The Anambra State former Governor was taken for granted the first time, rated very low but it turned out that those who underrated him were wrong. Again he was expected to be tired, disgruntled and exit the scene but he is not. The Obidient movement, an offshoot of his solid campaign for 2023 instead of getting frustrated, is waxing stronger.
Clearly, unable to suppress Obi and the Obidients, the agenda now is to attempt to separate the two. It’s an uphill task to separate both; it would just be like separating Jesus Christ from Christians or Mohammad from Muslims. The Obidient Movement is not a vague or indeterminate body; it didn’t just fall from a tree as an apple or from the sky as the biblical manna. It’s tightly attached to the character and person of Peter Obi, particularly as it relates to his desire to discover a new Nigeria.
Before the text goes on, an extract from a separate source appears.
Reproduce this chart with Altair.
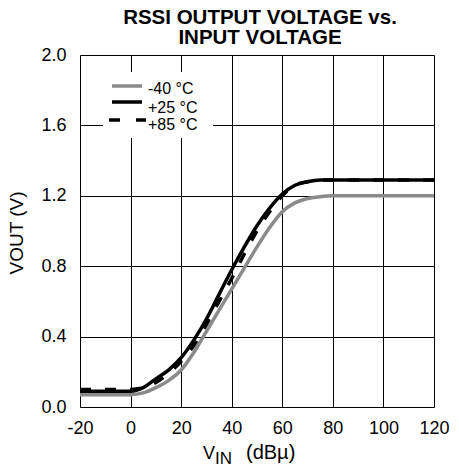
import altair as alt
import pandas as pd

# ---- data ----
vin = [-20, 0, 5, 10, 15, 20, 25, 30, 35, 40, 45, 50, 55, 60, 65, 70, 75, 80, 100, 120]
v_m40 = [0.07, 0.07, 0.08, 0.11, 0.15, 0.21, 0.31, 0.43, 0.55, 0.67, 0.79, 0.91, 1.02, 1.11, 1.16, 1.185, 1.195, 1.20, 1.20, 1.20]
v_p25 = [0.09, 0.09, 0.11, 0.16, 0.21, 0.28, 0.38, 0.50, 0.64, 0.78, 0.91, 1.03, 1.13, 1.21, 1.26, 1.28, 1.29, 1.29, 1.29, 1.29]
v_p85 = [0.10, 0.10, 0.11, 0.14, 0.19, 0.26, 0.35, 0.47, 0.60, 0.73, 0.87, 1.00, 1.11, 1.20, 1.26, 1.28, 1.29, 1.29, 1.29, 1.29]
series_names = ["-40 °C", "+25 °C", "+85 °C"]
x_ticks = [-20, 0, 20, 40, 60, 80, 100, 120]
y_ticks = [0.0, 0.4, 0.8, 1.2, 1.6, 2.0]
title_lines = ["RSSI OUTPUT VOLTAGE vs.", "INPUT VOLTAGE"]

rows = []
for name, vals in zip(series_names, [v_m40, v_p25, v_p85]):
    for x, v in zip(vin, vals):
        rows.append({"vin": x, "vout": v, "series": name})
df = pd.DataFrame(rows)

W, H = 354, 352
FONT = "Liberation Sans"

xs = alt.Scale(domain=[-20, 120], nice=False)
ys = alt.Scale(domain=[0, 2.0], nice=False)

base = alt.Chart(df)

def line(name, color, dash=None):
    kw = dict(color=color, strokeWidth=3.5, interpolate="monotone")
    if dash:
        kw["strokeDash"] = dash
    return base.transform_filter(alt.datum.series == name).mark_line(**kw).encode(
        x=alt.X("vin:Q", scale=xs,
                axis=alt.Axis(values=x_ticks, title=None, grid=True, gridColor="black",
                              gridOpacity=1, gridWidth=1, ticks=False, domain=False,
                              labelFontSize=18, labelFont=FONT, labelColor="black",
                              labelPadding=12, labelFlush=False, labelExpr="datum.value")),
        y=alt.Y("vout:Q", scale=ys,
                axis=alt.Axis(values=y_ticks, title=None, grid=True, gridColor="black",
                              gridOpacity=1, gridWidth=1, ticks=False, domain=False,
                              labelFontSize=18, labelFont=FONT, labelColor="black",
                              labelPadding=14, format=".1f", labelFlush=False)),
    )

l1 = line(series_names[0], "#8a8a8a")
l2 = line(series_names[1], "black")
l3 = line(series_names[2], "black", [11, 14])

# legend box
leg_df = pd.DataFrame({"series": series_names})
one = alt.Chart(leg_df).transform_filter(alt.datum.series == series_names[0])

box = one.mark_rect(color="white").encode(
    x=alt.value(23), x2=alt.value(133), y=alt.value(17), y2=alt.value(83))

def leg_rule(name, color, y, x1, x2, dash=None):
    kw = dict(color=color, strokeWidth=3.5)
    if dash:
        kw["strokeDash"] = dash
    return alt.Chart(leg_df).transform_filter(alt.datum.series == name).mark_rule(**kw).encode(
        x=alt.value(x1), x2=alt.value(x2), y=alt.value(y))

def leg_text(name, y):
    return alt.Chart(leg_df).transform_filter(alt.datum.series == name).mark_text(
        align="left", baseline="middle", fontSize=16, font=FONT, color="black").encode(
        text="series:N", x=alt.value(68), y=alt.value(y))

legend = [
    leg_rule(series_names[0], "#8a8a8a", 31, 32, 62),
    leg_rule(series_names[1], "black", 47, 32, 62),
    leg_rule(series_names[2], "black", 65, 29, 66, [11, 16]),
    leg_text(series_names[0], 34),
    leg_text(series_names[1], 53),
    leg_text(series_names[2], 70),
]

def txt(s, x, y, size, angle=0, baseline="alphabetic", align="left", weight="normal"):
    kw = dict(align=align, baseline=baseline, fontSize=size, font=FONT, color="black",
              text=s, fontWeight=weight)
    if angle:
        kw["angle"] = angle
    return one.mark_text(**kw).encode(x=alt.value(x), y=alt.value(y))

titles = [
    txt(title_lines[0], 180, -31, 20.5, align="center", weight="bold"),
    txt(title_lines[1], 180, -11, 20.5, align="center", weight="bold"),
    txt("V", 123, 404, 18),
    txt("IN", 135, 409, 17),
    txt("(dBµ)", 166, 404, 20),
    txt("VOUT (V)", -57, 178, 19, angle=270, align="center"),
]

chart = alt.layer(l1, l2, l3, box, *legend, *titles).properties(
    width=W, height=H,
    autosize=alt.AutoSizeParams(type="none"),
    padding={"left": 72, "top": 47, "right": 17, "bottom": 58},
).configure_view(stroke="black", strokeWidth=4).configure(background="white")

chart.save("out.html", embed_options={"renderer": "svg", "actions": False})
Wherever Obi goes in his presidential journey, the Obidient goes because, like the flies that follow a rotten egg or faeces, the Obidients are attracted to Obi by his laudable message on how to redeem and rescue their beloved country from political crooks.
There was no Obidient when Obi ruled Anambra State, there was no Obidient when Obi was the running mate of the Peoples Democratic Party in 2019. Obidients arrived in the nation’s political space when Peter Obi decided to run for president and designed a message that got every Nigerian thinking. It is a child of necessity.
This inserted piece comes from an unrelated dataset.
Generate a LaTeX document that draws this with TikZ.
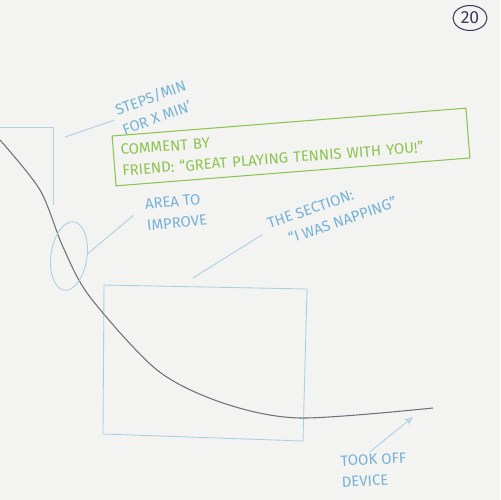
\documentclass[tikz,border=0pt]{standalone}
\usepackage{fontspec}
\setmainfont{Fira Sans}
\usetikzlibrary{shapes.geometric,arrows.meta}
\definecolor{pen}{RGB}{118,178,214}
\definecolor{penlight}{RGB}{170,208,228}
\definecolor{marker}{RGB}{140,196,78}
\definecolor{graphite}{RGB}{112,112,122}
\definecolor{ink}{RGB}{62,62,92}
\definecolor{paper}{RGB}{243,243,241}
\begin{document}
\begin{tikzpicture}[x=0.02cm,y=-0.02cm,
  mylab/.style={text=pen, font=\fontsize{8.5}{12}\selectfont, align=left, inner sep=1pt},
  myline/.style={draw=penlight, line width=0.5pt},
  mynote/.style={draw=marker, text=marker, line width=0.6pt, font=\fontsize{8.5}{12}\selectfont, align=left, text width=6.8cm, minimum width=7.1cm, minimum height=1cm}]
  \fill[paper] (0,0) rectangle (500,500);
  \useasboundingbox (0,0) rectangle (500,500);

  % page number
  \node[draw=ink, text=ink, ellipse, line width=0.6pt, inner sep=1pt, minimum width=0.68cm, minimum height=0.5cm] (page) at (470,18) {20};

  % boxes and the curve
  \draw[myline] (0,127) -- (53,127) -- (53,205);
  \draw[myline] (104,285) -- (307,289) -- (303,441) -- (103,434) -- cycle;
  \draw[graphite, line width=0.6pt] plot[smooth] coordinates {(0,140) (40,190) (63,247) (90,297) (157,370) (223,403) (300,418) (433,408)};
  \node[draw=penlight, ellipse, line width=0.5pt, minimum width=0.72cm, minimum height=1.38cm, rotate=-8] (spot) at (69,256) {};

  % labels
  \node[mylab, rotate=20] (steps) at (154,107) {STEPS/MIN\\FOR X MIN'};
  \node[mynote, rotate=4.5] (comment) at (291,147) {COMMENT BY\\FRIEND: “GREAT PLAYING TENNIS WITH YOU!”};
  \node[mylab, rotate=6] (area) at (176,212) {AREA TO\\IMPROVE};
  \node[mylab, rotate=19] (nap) at (332,213) {THE SECTION:\\\quad“I WAS NAPPING”};
  \node[mylab, rotate=3] (device) at (374,470) {TOOK OFF\\DEVICE};
  \coordinate (corner) at (65,137);
  \coordinate (napend) at (193,278);
  \coordinate (dip) at (413,417);

  % pointers
  \draw[myline] (corner) -- ([xshift=-2pt]steps.west);
  \draw[myline] (spot.15) -- ([xshift=-6pt]area.west);
  \draw[myline] (napend) -- ([xshift=-4pt]nap.west);
  \draw[myline, -{Stealth[open, length=5pt, width=4pt]}] ([xshift=-2pt]device.north) -- (dip);
\end{tikzpicture}
\end{document}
Like a good evangelist, when his message overran the political space, penetrating the people’s minds, many began to join him and declared themselves obedient to the Obi doctrine.
These people are not limited to any political party, class, sex or age and are not ethnic or geopolitically driven. Instead, what propelled and still spurring them is the idea, the content inherent in his messages collectively anchored on pulling Nigeria out from consumption to production. Even critical minds bought into it because Obi also came with trustworthy antecedents.
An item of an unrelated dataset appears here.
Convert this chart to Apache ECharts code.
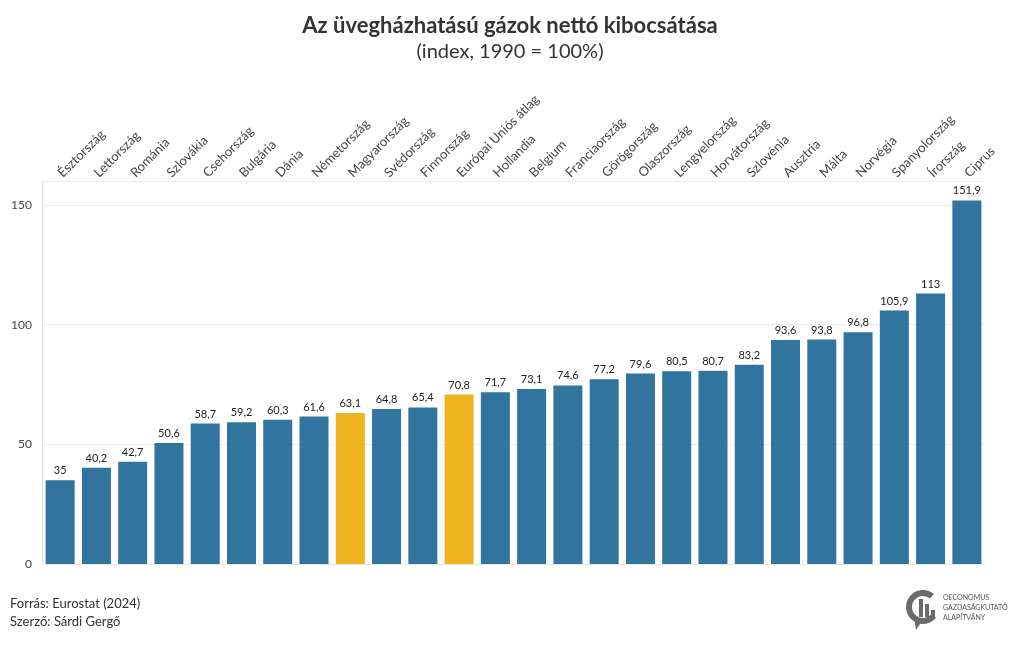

The new Soyinka has allowed ethnic influence to do damage to his glorious past and now finds himself guilty of Albert Einstein’s popular saying, “The world is a dangerous place to live; not because of the people who are evil, but because of the people who don’t do anything about it.”
If the Nobel laureate finds Tinubu fit and proper to rule Nigeria and Peter Obi unfit, what else can we say than to sympathise with the once-upon-a-time epitome of the struggle for justice being reduced to an ethnic jingoist? The literature icon deserves our sympathy because good drama episodes start well and crescendo to their peak when the curtain falls.
When one’s glorious morning and afternoon do not reach a climax in the evening, something is fundamentally wrong. Whoever or whatever dragged Soyinka’s evening to this low should be condemned for the damage. What the Obidient stands for and by Soyinka’s antecedents he should be a protagonist, a torchbearer among the Obidients, not an antagonist.
Truly, many of them didn’t choose to be activists as it was, they were activated. They could no longer stand on the sidelines and watch their beloved and blessed country so needlessly brutalised by criminals in the garb of politicians. At some point, we should choose to accept what we don’t like and try to walk the talk to stem it. Anybody who thinks that the Obidient Movement is a passing phase should rethink, it’s an idea that will even go beyond its progenitor, Peter Obi..
For the oppressors who think they will hold the nation down perpetually, they should note Booker T. Washington’s words, “You can’t hold a man down without staying down with him.” The Obidients have come to stay, they may be in the tunnel now but have already sighted the lights at the end. A great and new Nigeria is possible, God helping.